What the exercise asks: Reproduce all the lines below exactly and omit the images.

Information supplied:
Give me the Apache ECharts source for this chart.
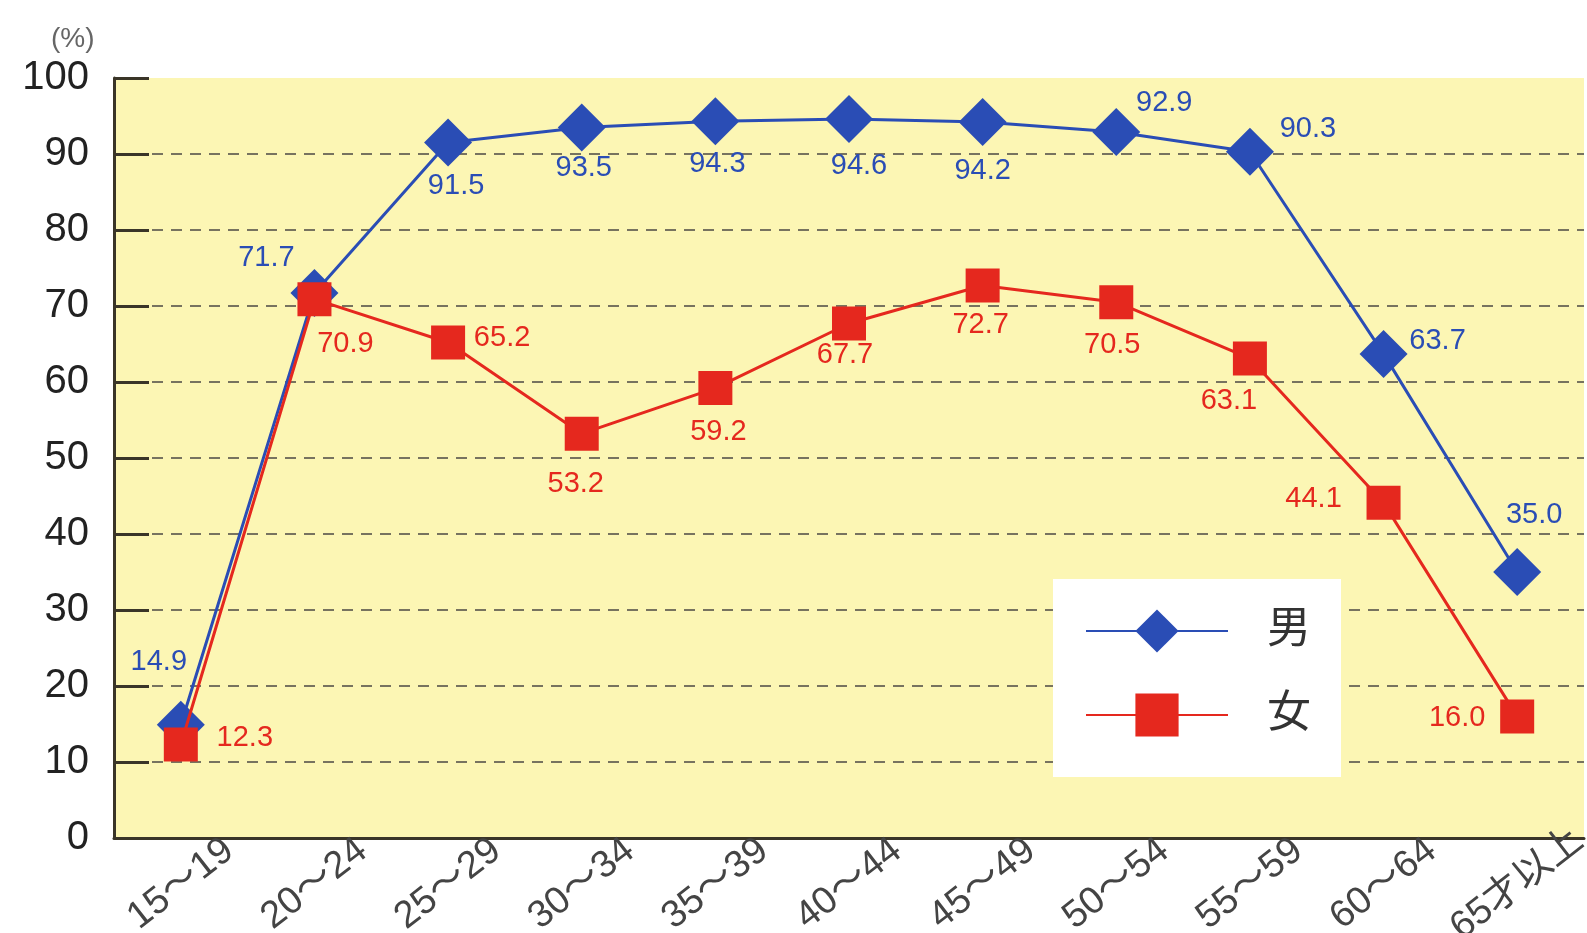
<!DOCTYPE html>
<html>
<head>
<meta charset="utf-8">
<script src="https://cdn.jsdelivr.net/npm/echarts@6/dist/echarts.min.js"></script>
<style>
  html, body { margin: 0; padding: 0; background: #fff; }
  #grafico { width: 1587px; height: 933px; }
</style>
</head>
<body>
<div id="grafico"></div>
<script>
// Datos
const categorias = ['15〜19', '20〜24', '25〜29', '30〜34', '35〜39', '40〜44', '45〜49', '50〜54', '55〜59', '60〜64', '65才以上'];
const hombres = [14.9, 71.7, 91.5, 93.5, 94.3, 94.6, 94.2, 92.9, 90.3, 63.7, 35.0];
const mujeres = [12.3, 70.9, 65.2, 53.2, 59.2, 67.7, 72.7, 70.5, 63.1, 44.1, 16.0];

// Desplazamiento de cada etiqueta respecto al punto
const offsetHombres = [[-22, -63], [-48, -35], [8, 43], [2, 41], [2, 43], [10, 47], [0, 49], [48, -29], [58, -23], [54, -13], [17, -57]];
const offsetMujeres = [[64, -7], [31, 45], [54, -4], [-6, 50], [3, 44], [-4, 32], [-2, 40], [-4, 43], [-21, 43], [-70, -4], [-60, 2]];

const azul = '#2a4db5';
const rojo = '#e5281e';
const fuente = "'Liberation Sans', 'Noto Sans CJK JP', sans-serif";

function armarDatos(valores, offsets) {
    return valores.map((v, i) => ({
        value: v,
        label: { offset: offsets[i] }
    }));
}

// Sin línea discontinua en 0 ni en 100
const coloresRejilla = ['transparent', '#77735f', '#77735f', '#77735f', '#77735f', '#77735f', '#77735f', '#77735f', '#77735f', '#77735f', 'transparent'];

const grafico = echarts.init(document.getElementById('grafico'));
grafico.setOption({
    animation: false,
    textStyle: { fontFamily: fuente },
    title: {
        text: '(%)',
        left: 46,
        top: 20,
        textStyle: { fontSize: 28, fontWeight: 'normal', color: '#666', fontFamily: fuente }
    },
    grid: {
        left: 114,
        right: 3,
        top: 78,
        bottom: 95,
        outerBoundsMode: 'none',
        show: true,
        backgroundColor: '#fcf6b4',
        borderWidth: 0
    },
    legend: {
        left: 1053,
        top: 579,
        orient: 'vertical',
        backgroundColor: '#ffffff',
        padding: [30, 30, 40, 32],
        itemWidth: 142,
        itemHeight: 54,
        itemGap: 40,
        textStyle: { fontSize: 44, color: '#333', padding: [0, 0, 0, 34], fontFamily: fuente },
        data: ['男', '女']
    },
    xAxis: {
        type: 'category',
        data: categorias,
        boundaryGap: true,
        axisLine: { lineStyle: { color: '#3a3528', width: 3 } },
        axisTick: { inside: true, length: 12, interval: 0, lineStyle: { color: '#3a3528', width: 2 } },
        axisLabel: {
            interval: 0,
            rotate: 38,
            align: 'center',
            verticalAlign: 'middle',
            margin: 46,
            fontSize: 38,
            color: '#444'
        }
    },
    yAxis: {
        type: 'value',
        min: 0,
        max: 100,
        interval: 10,
        axisLine: { show: true, lineStyle: { color: '#3a3528', width: 3 } },
        axisTick: { show: true, inside: true, length: 35, lineStyle: { color: '#3a3528', width: 3 } },
        axisLabel: { fontSize: 40, color: '#222', margin: 25 },
        splitLine: { show: true, lineStyle: { color: coloresRejilla, width: 2, type: [11, 8] } }
    },
    series: [
        {
            name: '男',
            type: 'line',
            data: armarDatos(hombres, offsetHombres),
            symbol: 'diamond',
            symbolSize: 48,
            lineStyle: { color: azul, width: 3 },
            itemStyle: { color: azul },
            label: {
                show: true,
                position: 'inside',
                fontSize: 29,
                color: azul,
                formatter: p => p.value.toFixed(1)
            },
            z: 3
        },
        {
            name: '女',
            type: 'line',
            data: armarDatos(mujeres, offsetMujeres),
            symbol: 'rect',
            symbolSize: 34,
            lineStyle: { color: rojo, width: 3 },
            itemStyle: { color: rojo },
            label: {
                show: true,
                position: 'inside',
                fontSize: 29,
                color: rojo,
                formatter: p => p.value.toFixed(1)
            },
            z: 4
        }
    ]
});
</script>
</body>
</html>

Solution below:
Give me the Apache ECharts source for this chart.
<!DOCTYPE html>
<html>
<head>
<meta charset="utf-8">
<script src="https://cdn.jsdelivr.net/npm/echarts@6/dist/echarts.min.js"></script>
<style>
  html, body { margin: 0; padding: 0; background: #fff; }
  #grafico { width: 1587px; height: 933px; }
</style>
</head>
<body>
<div id="grafico"></div>
<script>
// Datos
const categorias = ['15〜19', '20〜24', '25〜29', '30〜34', '35〜39', '40〜44', '45〜49', '50〜54', '55〜59', '60〜64', '65才以上'];
const hombres = [14.9, 71.7, 91.5, 93.5, 94.3, 94.6, 94.2, 92.9, 90.3, 63.7, 35.0];
const mujeres = [12.3, 70.9, 65.2, 53.2, 59.2, 67.7, 72.7, 70.5, 63.1, 44.1, 16.0];

// Desplazamiento de cada etiqueta respecto al punto
const offsetHombres = [[-22, -63], [-48, -35], [8, 43], [2, 41], [2, 43], [10, 47], [0, 49], [48, -29], [58, -23], [54, -13], [17, -57]];
const offsetMujeres = [[64, -7], [31, 45], [54, -4], [-6, 50], [3, 44], [-4, 32], [-2, 40], [-4, 43], [-21, 43], [-70, -4], [-60, 2]];

const azul = '#2a4db5';
const rojo = '#e5281e';
const fuente = "'Liberation Sans', 'Noto Sans CJK JP', sans-serif";

function armarDatos(valores, offsets) {
    return valores.map((v, i) => ({
        value: v,
        label: { offset: offsets[i] }
    }));
}

// Sin línea discontinua en 0 ni en 100
const coloresRejilla = ['transparent', '#77735f', '#77735f', '#77735f', '#77735f', '#77735f', '#77735f', '#77735f', '#77735f', '#77735f', 'transparent'];

const grafico = echarts.init(document.getElementById('grafico'));
grafico.setOption({
    animation: false,
    textStyle: { fontFamily: fuente },
    title: {
        text: '(%)',
        left: 46,
        top: 20,
        textStyle: { fontSize: 28, fontWeight: 'normal', color: '#666', fontFamily: fuente }
    },
    grid: {
        left: 114,
        right: 3,
        top: 78,
        bottom: 95,
        outerBoundsMode: 'none',
        show: true,
        backgroundColor: '#fcf6b4',
        borderWidth: 0
    },
    legend: {
        left: 1053,
        top: 579,
        orient: 'vertical',
        backgroundColor: '#ffffff',
        padding: [30, 30, 40, 32],
        itemWidth: 142,
        itemHeight: 54,
        itemGap: 40,
        textStyle: { fontSize: 44, color: '#333', padding: [0, 0, 0, 34], fontFamily: fuente },
        data: ['男', '女']
    },
    xAxis: {
        type: 'category',
        data: categorias,
        boundaryGap: true,
        axisLine: { lineStyle: { color: '#3a3528', width: 3 } },
        axisTick: { inside: true, length: 12, interval: 0, lineStyle: { color: '#3a3528', width: 2 } },
        axisLabel: {
            interval: 0,
            rotate: 38,
            align: 'center',
            verticalAlign: 'middle',
            margin: 46,
            fontSize: 38,
            color: '#444'
        }
    },
    yAxis: {
        type: 'value',
        min: 0,
        max: 100,
        interval: 10,
        axisLine: { show: true, lineStyle: { color: '#3a3528', width: 3 } },
        axisTick: { show: true, inside: true, length: 35, lineStyle: { color: '#3a3528', width: 3 } },
        axisLabel: { fontSize: 40, color: '#222', margin: 25 },
        splitLine: { show: true, lineStyle: { color: coloresRejilla, width: 2, type: [11, 8] } }
    },
    series: [
        {
            name: '男',
            type: 'line',
            data: armarDatos(hombres, offsetHombres),
            symbol: 'diamond',
            symbolSize: 48,
            lineStyle: { color: azul, width: 3 },
            itemStyle: { color: azul },
            label: {
                show: true,
                position: 'inside',
                fontSize: 29,
                color: azul,
                formatter: p => p.value.toFixed(1)
            },
            z: 3
        },
        {
            name: '女',
            type: 'line',
            data: armarDatos(mujeres, offsetMujeres),
            symbol: 'rect',
            symbolSize: 34,
            lineStyle: { color: rojo, width: 3 },
            itemStyle: { color: rojo },
            label: {
                show: true,
                position: 'inside',
                fontSize: 29,
                color: rojo,
                formatter: p => p.value.toFixed(1)
            },
            z: 4
        }
    ]
});
</script>
</body>
</html>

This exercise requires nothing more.